▸ Exercise
Print the lines that start the entries and continue through the one holding "fig = plt.figure(figsize=(W", please, exactly and with the pictures omitted.

▸ Records shown
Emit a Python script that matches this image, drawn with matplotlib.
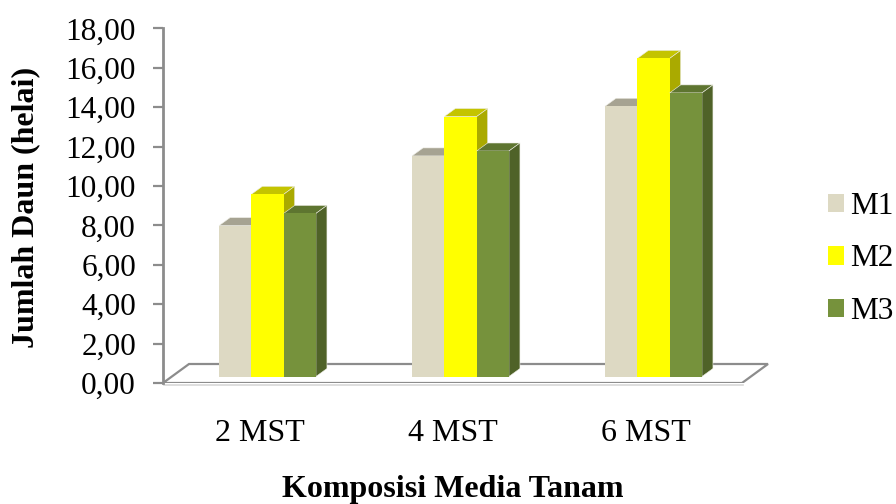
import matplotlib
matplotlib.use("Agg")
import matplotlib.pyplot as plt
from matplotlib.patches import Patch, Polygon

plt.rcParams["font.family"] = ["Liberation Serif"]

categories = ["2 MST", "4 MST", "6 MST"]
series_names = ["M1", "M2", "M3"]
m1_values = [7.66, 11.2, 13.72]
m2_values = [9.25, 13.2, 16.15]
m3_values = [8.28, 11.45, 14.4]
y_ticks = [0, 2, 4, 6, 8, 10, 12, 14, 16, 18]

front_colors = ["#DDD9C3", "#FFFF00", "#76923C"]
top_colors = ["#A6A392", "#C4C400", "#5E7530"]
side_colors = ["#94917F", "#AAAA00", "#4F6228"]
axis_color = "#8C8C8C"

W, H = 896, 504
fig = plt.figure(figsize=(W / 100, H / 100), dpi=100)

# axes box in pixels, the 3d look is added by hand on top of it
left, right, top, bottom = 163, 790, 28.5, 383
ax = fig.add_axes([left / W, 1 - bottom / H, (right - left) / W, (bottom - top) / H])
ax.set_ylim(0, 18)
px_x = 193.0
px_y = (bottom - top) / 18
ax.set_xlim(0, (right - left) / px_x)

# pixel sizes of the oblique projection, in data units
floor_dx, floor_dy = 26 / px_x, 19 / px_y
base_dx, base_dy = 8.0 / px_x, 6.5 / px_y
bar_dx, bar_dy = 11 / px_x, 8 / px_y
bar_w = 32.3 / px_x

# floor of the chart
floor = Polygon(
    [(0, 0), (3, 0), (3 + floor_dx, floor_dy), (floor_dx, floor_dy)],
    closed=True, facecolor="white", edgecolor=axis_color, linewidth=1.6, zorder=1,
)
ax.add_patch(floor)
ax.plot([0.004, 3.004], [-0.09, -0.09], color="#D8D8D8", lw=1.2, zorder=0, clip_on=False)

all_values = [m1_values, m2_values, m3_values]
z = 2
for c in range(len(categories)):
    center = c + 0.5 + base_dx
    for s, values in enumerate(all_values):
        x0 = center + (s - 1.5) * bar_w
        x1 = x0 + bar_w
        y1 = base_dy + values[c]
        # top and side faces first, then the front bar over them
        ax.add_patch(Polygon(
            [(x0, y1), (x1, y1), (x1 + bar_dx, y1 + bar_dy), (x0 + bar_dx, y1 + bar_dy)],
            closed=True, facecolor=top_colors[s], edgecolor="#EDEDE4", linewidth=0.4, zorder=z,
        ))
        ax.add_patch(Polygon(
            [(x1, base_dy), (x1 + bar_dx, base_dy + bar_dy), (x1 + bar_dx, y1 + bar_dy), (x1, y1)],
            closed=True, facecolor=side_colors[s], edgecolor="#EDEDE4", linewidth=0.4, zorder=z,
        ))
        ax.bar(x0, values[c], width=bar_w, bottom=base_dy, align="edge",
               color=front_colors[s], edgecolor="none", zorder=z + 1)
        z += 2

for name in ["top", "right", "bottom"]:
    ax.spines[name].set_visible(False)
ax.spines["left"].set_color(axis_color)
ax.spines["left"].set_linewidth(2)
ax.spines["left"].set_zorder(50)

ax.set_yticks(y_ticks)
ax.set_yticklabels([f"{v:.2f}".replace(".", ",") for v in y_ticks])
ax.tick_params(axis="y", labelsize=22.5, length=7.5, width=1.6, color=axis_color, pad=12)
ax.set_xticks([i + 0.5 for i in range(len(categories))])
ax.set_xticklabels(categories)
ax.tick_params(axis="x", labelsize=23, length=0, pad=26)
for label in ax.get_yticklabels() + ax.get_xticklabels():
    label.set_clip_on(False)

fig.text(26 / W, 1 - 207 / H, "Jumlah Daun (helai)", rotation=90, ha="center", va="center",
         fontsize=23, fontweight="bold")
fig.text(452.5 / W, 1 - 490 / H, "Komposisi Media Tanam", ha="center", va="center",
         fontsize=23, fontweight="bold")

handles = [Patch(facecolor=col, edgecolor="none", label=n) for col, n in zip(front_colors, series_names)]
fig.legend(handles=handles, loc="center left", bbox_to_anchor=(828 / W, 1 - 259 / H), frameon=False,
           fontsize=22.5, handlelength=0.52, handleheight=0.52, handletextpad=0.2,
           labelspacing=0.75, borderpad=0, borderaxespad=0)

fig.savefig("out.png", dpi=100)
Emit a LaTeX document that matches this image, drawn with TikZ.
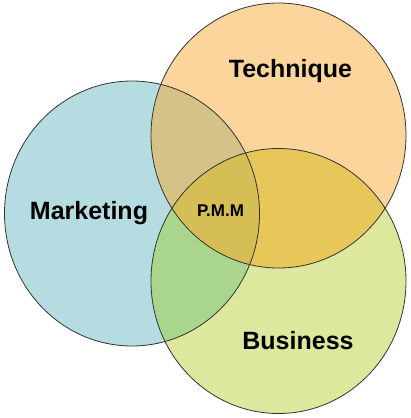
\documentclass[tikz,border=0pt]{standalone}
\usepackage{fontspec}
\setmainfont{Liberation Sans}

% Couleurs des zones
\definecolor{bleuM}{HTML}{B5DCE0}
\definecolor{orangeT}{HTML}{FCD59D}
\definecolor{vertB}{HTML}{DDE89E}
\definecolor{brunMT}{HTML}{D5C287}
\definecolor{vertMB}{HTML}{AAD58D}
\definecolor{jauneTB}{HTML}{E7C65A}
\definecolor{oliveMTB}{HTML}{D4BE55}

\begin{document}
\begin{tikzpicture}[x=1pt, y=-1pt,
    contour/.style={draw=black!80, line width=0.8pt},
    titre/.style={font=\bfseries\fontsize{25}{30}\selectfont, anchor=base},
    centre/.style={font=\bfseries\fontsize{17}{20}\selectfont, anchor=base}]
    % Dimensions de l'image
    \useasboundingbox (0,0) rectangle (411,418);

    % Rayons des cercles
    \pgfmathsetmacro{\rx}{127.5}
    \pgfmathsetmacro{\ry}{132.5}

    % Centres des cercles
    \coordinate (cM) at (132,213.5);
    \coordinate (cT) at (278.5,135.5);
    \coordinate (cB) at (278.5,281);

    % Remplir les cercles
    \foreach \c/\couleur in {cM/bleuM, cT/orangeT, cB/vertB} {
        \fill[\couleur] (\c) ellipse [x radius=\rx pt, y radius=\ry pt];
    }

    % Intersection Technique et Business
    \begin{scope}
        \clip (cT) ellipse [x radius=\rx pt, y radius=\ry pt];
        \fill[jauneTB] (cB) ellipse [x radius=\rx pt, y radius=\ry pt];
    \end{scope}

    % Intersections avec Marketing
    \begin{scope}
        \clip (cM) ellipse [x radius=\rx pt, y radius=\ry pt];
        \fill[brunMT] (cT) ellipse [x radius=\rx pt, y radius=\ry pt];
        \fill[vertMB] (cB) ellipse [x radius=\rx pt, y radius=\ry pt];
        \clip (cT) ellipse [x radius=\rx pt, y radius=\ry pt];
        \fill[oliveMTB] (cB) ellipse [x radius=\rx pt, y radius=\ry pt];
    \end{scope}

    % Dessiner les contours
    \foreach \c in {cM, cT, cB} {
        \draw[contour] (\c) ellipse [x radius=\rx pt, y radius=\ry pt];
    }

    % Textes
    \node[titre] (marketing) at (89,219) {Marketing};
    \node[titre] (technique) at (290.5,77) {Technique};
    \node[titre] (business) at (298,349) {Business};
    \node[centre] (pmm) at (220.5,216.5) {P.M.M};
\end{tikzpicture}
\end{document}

▸ Complete response
Emit a Python script that matches this image, drawn with matplotlib.
import matplotlib
matplotlib.use("Agg")
import matplotlib.pyplot as plt
from matplotlib.patches import Patch, Polygon

plt.rcParams["font.family"] = ["Liberation Serif"]

categories = ["2 MST", "4 MST", "6 MST"]
series_names = ["M1", "M2", "M3"]
m1_values = [7.66, 11.2, 13.72]
m2_values = [9.25, 13.2, 16.15]
m3_values = [8.28, 11.45, 14.4]
y_ticks = [0, 2, 4, 6, 8, 10, 12, 14, 16, 18]

front_colors = ["#DDD9C3", "#FFFF00", "#76923C"]
top_colors = ["#A6A392", "#C4C400", "#5E7530"]
side_colors = ["#94917F", "#AAAA00", "#4F6228"]
axis_color = "#8C8C8C"

W, H = 896, 504
fig = plt.figure(figsize=(W / 100, H / 100), dpi=100)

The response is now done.